- [Dataset excerpt]:
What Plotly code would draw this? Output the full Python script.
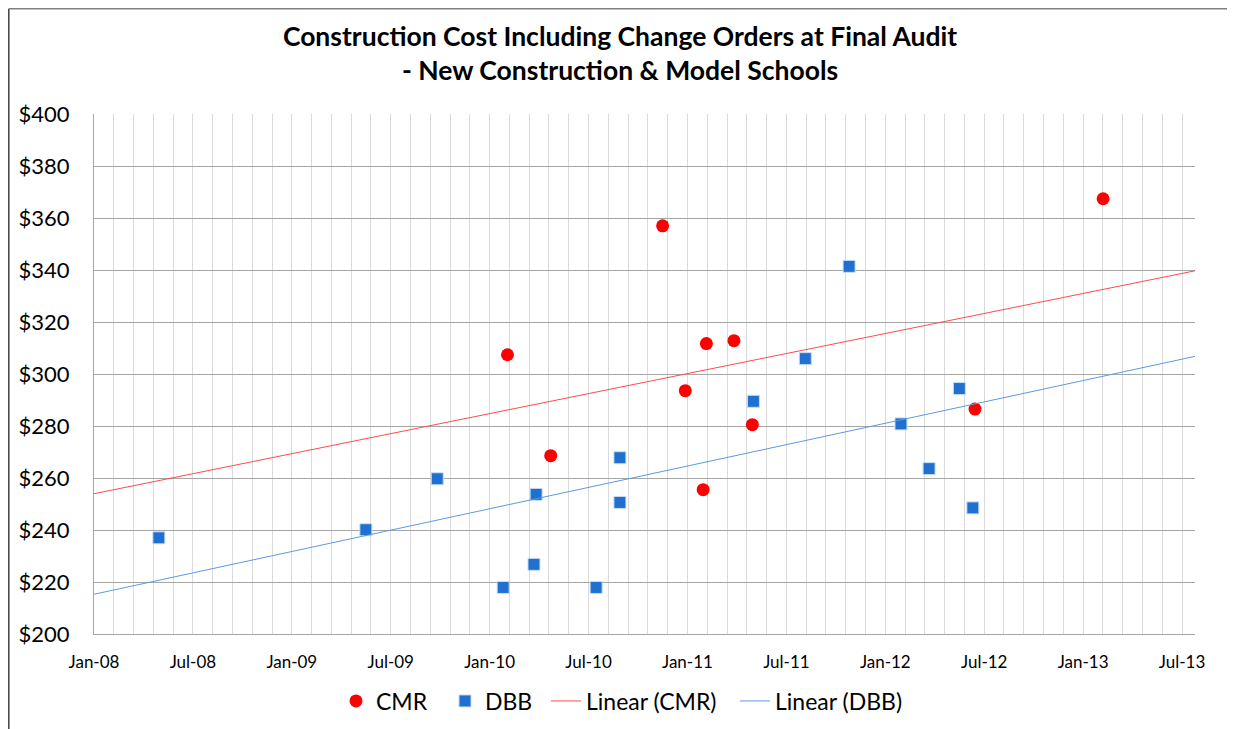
import numpy as np
import pandas as pd
import plotly.graph_objects as go

# ---- data ----
cmr_dates = ["2010-02-04", "2010-04-25", "2010-11-18", "2010-12-30", "2011-02-07",
             "2011-03-30", "2011-02-01", "2011-05-03", "2012-06-18", "2013-02-10"]
cmr_values = [307.4, 268.6, 357.0, 293.6, 311.7, 312.8, 255.5, 280.5, 286.5, 367.4]

dbb_dates = ["2008-04-30", "2009-05-18", "2009-09-27", "2010-01-27", "2010-03-25",
             "2010-03-29", "2010-07-18", "2010-08-31", "2010-08-31", "2011-05-05",
             "2011-08-09", "2011-10-29", "2012-02-02", "2012-03-25", "2012-05-20",
             "2012-06-14"]
dbb_values = [237.0, 240.1, 259.7, 217.9, 226.8, 253.7, 217.9, 267.8, 250.6, 289.5,
              305.9, 341.4, 280.8, 263.6, 294.4, 248.5]

tick_labels = ["Jan-08", "Jul-08", "Jan-09", "Jul-09", "Jan-10", "Jul-10",
               "Jan-11", "Jul-11", "Jan-12", "Jul-12", "Jan-13", "Jul-13"]
y_ticks = [200, 220, 240, 260, 280, 300, 320, 340, 360, 380, 400]

title_text = "Construction Cost Including Change Orders at Final Audit<br>- New Construction & Model Schools"

# ---- axis setup ----
x_start = pd.Timestamp("2008-01-01")
x_end = x_start + pd.Timedelta(days=2037)
major_days = 183
tick_vals = [x_start + pd.Timedelta(days=major_days * k) for k in range(len(tick_labels))]


def trend(dates, values):
    d = pd.to_datetime(pd.Series(dates))
    t = (d - x_start).dt.days.to_numpy(dtype=float)
    slope, icpt = np.polyfit(t, np.array(values, dtype=float), 1)
    t_end = (x_end - x_start).days
    xs = [x_start, x_end]
    ys = [icpt, icpt + slope * t_end]
    return xs, ys


cmr_tx, cmr_ty = trend(cmr_dates, cmr_values)
dbb_tx, dbb_ty = trend(dbb_dates, dbb_values)

FONT = "Lato, 'Open Sans', sans-serif"

fig = go.Figure()
fig.add_trace(go.Scatter(x=pd.to_datetime(cmr_dates), y=cmr_values, mode="markers", name="CMR",
                         legendwidth=64,
                         marker=dict(symbol="circle", size=13, color="#FF0000",
                                     line=dict(width=0))))
fig.add_trace(go.Scatter(x=pd.to_datetime(dbb_dates), y=dbb_values, mode="markers", name="DBB",
                         legendwidth=56,
                         marker=dict(symbol="square", size=12, color="#1F70D0",
                                     line=dict(width=1, color="#C9DDF3"))))
fig.add_trace(go.Scatter(x=cmr_tx, y=cmr_ty, mode="lines", name="Linear (CMR)",
                         legendwidth=144,
                         line=dict(color="#FF4B4B", width=1)))
fig.add_trace(go.Scatter(x=dbb_tx, y=dbb_ty, mode="lines", name="Linear (DBB)",
                         legendwidth=132,
                         line=dict(color="#5B9BDF", width=1)))

# page body has an 8px margin, so the figure is sized/placed relative to that
OFF = 8
W, H = 1235 - OFF, 729 - OFF
ml, mt = 94 - OFF, 114 - OFF
mr = W - (1195 - OFF)
mb = H - (634 - OFF)
pw, ph = W - ml - mr, H - mt - mb

fig.update_layout(
    width=W, height=H,
    margin=dict(l=ml, r=mr, t=mt, b=mb, autoexpand=False),
    paper_bgcolor="white", plot_bgcolor="white",
    font=dict(family=FONT, color="#000000"),
    title=dict(text=title_text, x=(620 - OFF) / W, xanchor="center", y=1 - (45.5 - OFF) / H,
               yanchor="middle",
               font=dict(family=FONT, size=26.5, color="#000000", weight="bold")),
    showlegend=True,
    legend=dict(orientation="h", x=(336 - OFF - ml) / pw, xanchor="left",
                y=-(701 - 634) / ph, yanchor="middle",
                font=dict(family=FONT, size=23, color="#000000"),
                bgcolor="rgba(0,0,0,0)"),
    xaxis=dict(type="date", range=[x_start, x_end],
               tickmode="array", tickvals=tick_vals, ticktext=tick_labels,
               tickfont=dict(family=FONT, size=17, color="#000000"),
               ticklabelstandoff=13,
               showgrid=True, gridcolor="#DADADA", gridwidth=1,
               minor=dict(tick0=x_start, dtick=major_days / 5 * 86400000, showgrid=True,
                          gridcolor="#DADADA", gridwidth=1, ticks=""),
               showline=True, linecolor="#A6A6A6", linewidth=1,
               ticks="", zeroline=False),
    yaxis=dict(range=[200, 400], tickmode="array", tickvals=y_ticks,
               ticktext=["$" + str(v) for v in y_ticks],
               tickfont=dict(family=FONT, size=22, color="#000000"),
               ticklabelstandoff=19,
               showgrid=True, gridcolor="#A6A6A6", gridwidth=1,
               showline=True, linecolor="#A6A6A6", linewidth=1,
               ticks="", ticklen=0, zeroline=False),
)

# outer chart border (left and top edges visible in the reference)
bx0 = (0.8 - ml) / pw
by1 = 1 + (mt - 0.8) / ph
fig.add_shape(type="line", xref="paper", yref="paper", x0=bx0, x1=bx0, y0=-(H - mt) / ph - 0.05, y1=by1,
              line=dict(color="#404040", width=1.5))
fig.add_shape(type="line", xref="paper", yref="paper", x0=bx0, x1=(W + 10 - ml) / pw, y0=by1, y1=by1,
              line=dict(color="#808080", width=1.5))

fig.write_html("out.html")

- [Do this]: Quote, please, every line of the material above from its start through the line that has "import plotly.graph_objects as go", reproducing the words exactly and dropping any images.

- [Correct answer]:
What Plotly code would draw this? Output the full Python script.
import numpy as np
import pandas as pd
import plotly.graph_objects as go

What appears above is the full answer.